Badan Pusat Statistik (BPS) mencatat terdapat 22 provinsi yang mengalami defisit beras di Indonesia. Meski demikian secara total, neraca beras nasional berdasarkan metode Kerangka Sampel Area (KSA) tahun ini diperkirakan surplus 2,85 juta ton dengan produksi 32,42 juta ton dan konsumsi 29,57 juta ton.
Deputi Bidang Statistik Produksi BPS Muhammad Habibullah menyatakan konsumsi stabil, namun untuk produksi mengalami penurunan pada semester kedua. "Jumlah populasi tetap, itu yang menyebabkan defisit," kata Habibullah.
BPS mencatat, setidaknya ada sekitar 5 provinsi yang mengalami defisit lebih dari 400 ribu ton. Provinsi tersebut adalah DKI Jakarta dengan defisit 1,23 juta ton, Jawa Barat 770 ribu ton, Sumatera Utara 564 ribu ton, Riau 425 ribu ton, dan Banten 411 ribu ton.
(Baca: Kisruh Anomali Harga Beras Akibat Salah Kebijakan dan Hitungan)
Sementara itu, sebanyak 9 provinsi juga diketahui mengalami defisit di kisaran 100 ribu ton sampai 200 ribu ton. Kesembilannya adalah Kepulauan Riau, Kalimantan Timur, Nusa Tenggara Timur, Bali, Papua, Maluku, Yogyakarta, Kepulauan Bangka Belitung, serta Kalimantan Barat.
Adapun 7 provinsi sisanya, tercatat mengalami defisit di bawah 100 ribu ton adalah Maluku Utara, Papua Barat, Sulawesi Utara, Bengkulu, Jambi, Kalimantan Utara, dan Sulawesi Tenggara. Namun, Gorontalo mengalami defisit kecil yang hanya 596 ton.
Selain itu, Habibullah juga menyoroti daerah sentra produsen beras Jawa Barat yang mengalami defisit produksi. Jawa Barat merupakan daerah yang kepadatannya tinggi dan menjadi tempat daerah tujuan masyarakat yang populasinya berasal dari provinsi lain.

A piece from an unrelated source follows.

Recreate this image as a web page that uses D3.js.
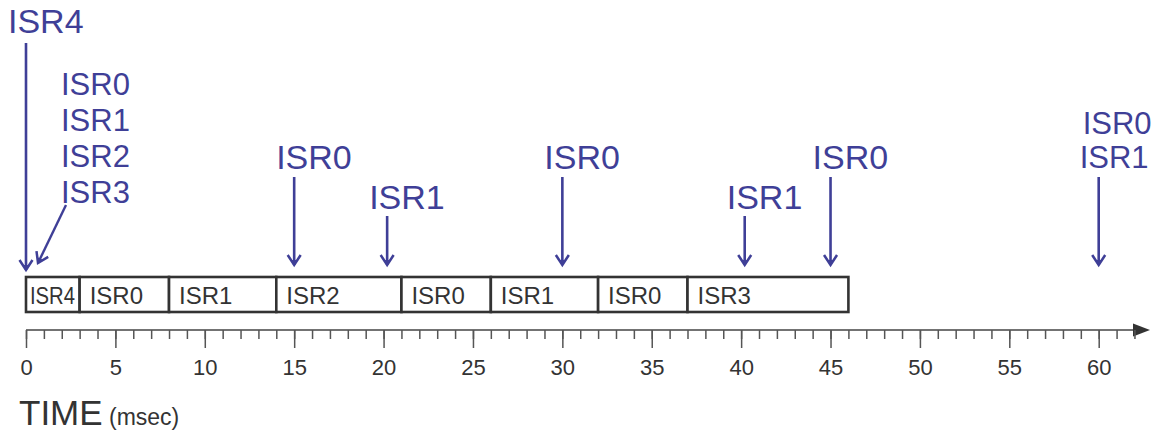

Mayoritas daerah yang mengalami defisit beras biasanya merupakan daerah yang banyak dikunjungi wisatawan. Contohnya, Sumatera Utara dan Riau. "Kalau Jakarta sudah jelas konsumsinya tinggi," ujar Habibullah.
(Baca: BPS: Surplus Beras 2,85 Juta Ton Hanya Cukup Buat Konsumsi Sebulan)
Sebaliknya, BPS juga mencatat terdapat 12 provinsi yang mengalami surplus beras. Wilayah seperti Sulawesi Selatan, Jawa Timur, dan Jawa Tengah bahkan surplus lebih dari 1,5 juta ton dengan masing-masing rinciannya sebesar 2,31 juta ton, 1,75 juta ton, dan 1,72 juta ton.
Selain ketiga wilayah tadi, Sumatera Selatan, Lampung, Aceh, Sumatera Barat, Kalimantan Selatan, Sulawesi Tengah, Kalimantan Tengah, Nusa Tenggara Barat, serta Sulawesi Barat juga meruoakan wilayah yang mengalami surplus beras.
Pengamat Pertanian Husein Sawit mengungkapkan persebaran beras yang tak merata merupakan hal yang lumrah terjadi. Sebab, beras dari daerah yang surplus pasti akan bergerak mengisi kebutuhan wilayah defisit.
Namun, kebijakan pemerintah belakangan justru dinilai menghambat mekanisme pasar sehingga penurunan harga tidak berjalan lancar. "Pedagang takut menjaga stok yang bisa dialokasikan untuk mengisi kebutuhan daerah lain, terutama karena tekanan pasar dan harga," kata Husein.
(Baca: Defisit Neraca Beras, Sinyalemen Lonjakan Harga )
Dia menyebutkan kebijakan pemerintah terlalu represif sehingga alur mekanisme pasar terhambat. Keputusan pemerintah untuk melakukan operasi pasar dengan ketergantungan pada stok Bulog juga dinilai tak terlalu efektif.
Dia memproyeksikan, pengadaan Bulog tahun 2018 sebesar 3,4 juta ton dengan porsi pengadaan dalam negeri 1,6 juta ton dan impor sebanyak 1,8 juta ton. Penyerapan beras dalam negeri Bulog merupakan salah satu catatan paling rendah selama beberapa tahun terakhir.
Menurut Husein, target operasi pasar sebesar 15 ribu ton per hari diprediksi tak akan tercapai karena rata-rata realisasi harian hanya 3 ribu ton. "Pedagang takut membeli beras Bulog untuk dijual kembali, psikologis ini yang juga berpengaruh," ujarnya.